For the generation that came of age during the 1970s, Alex Haley's monumental "Roots: The Saga of an American Family" was in many ways a revelation. White Americans saw for perhaps the first time an accounting of the travails of black Americans they could identify with in an intensely personal way. For black Americans, the story of Kunte Kinte and his descendants was both a celebration of their capacity for endurance and absolution of the lingering stigma of slavery.

Alex Haley, who died this week at age 70, was an unlikely candidate to bring about such a remarkable transformation. A quiet, gentle man, he was born in Ithaca, N.Y., and raised in the West Tennessee town of Henning. By his own account a poor student, he joined the Coast Guard in 1939 and spent the next 20 years there before retiring with the rank of journalist, created for him because he was selling stories based on U.S. naval records.

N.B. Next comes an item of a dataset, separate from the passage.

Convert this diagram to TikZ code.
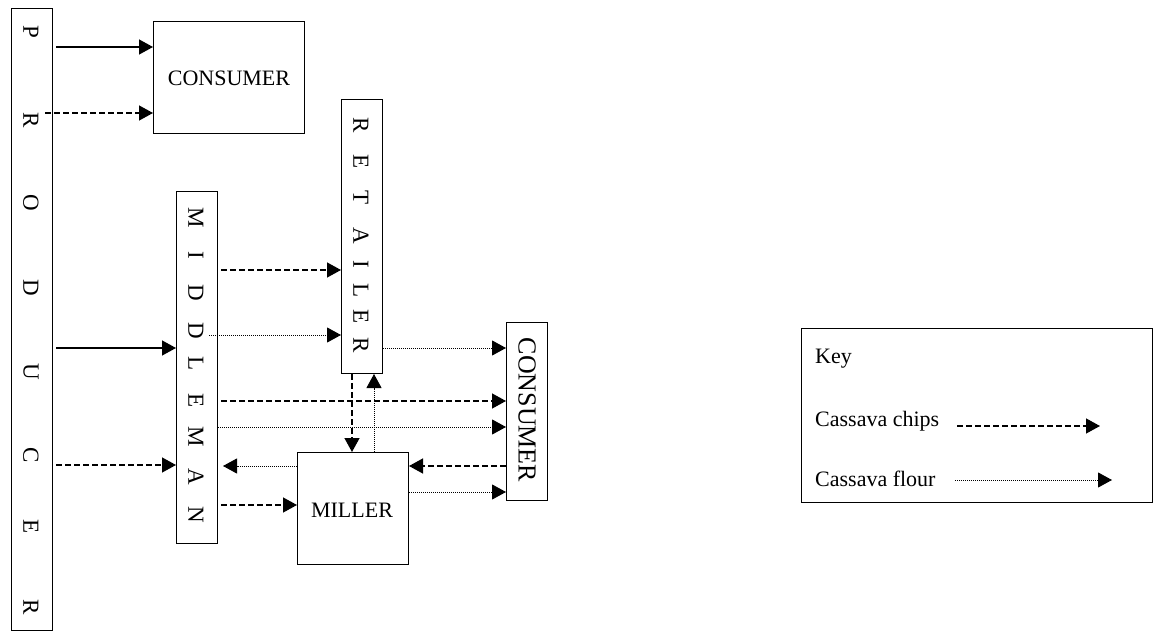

Mr. Haley's first book, "The Autobiography of Malcolm X," grew out of interviews with the fiery Black Muslim leader for Playboy Magazine in the 1960s. Published in 1965, the book sold 6 million copies. In 1976 came "Roots," which traced his family history from the arrival of his ancestor Kunte Kinte as a slave in Annapolis in 1767. The book became an international best-seller and the basis for a TV mini-series seen by millions.

Fame did not alter Mr. Haley's lifelong fascination with the common man. "If I had a chance to write about the most powerful man in Los Angeles -- whoever that might be -- and a chance to write about a man who sweeps the streets, I would, without question, go to the man who sweeps the streets," he said in a recent interview. "There's more tensile strength to his life. A bite of bread means more to him than to the other man who could call up and order 16 courses. A pair of pants is an accomplishment. Maybe this man has a child. For him to give his wife a faded rose is something. There's drama in his life."

Mr. Haley spent much of his later life on old freighters, where he could write without being interrupted. "At sea, I will work from 10 at night until daybreak," he said. "Then comes that magic moment when you start to dream about what you are writing, and you know that you are really into it." It is a measure of how his books have changed our world that so much of what Alex Haley dreamed is now part of the legacy of all Americans.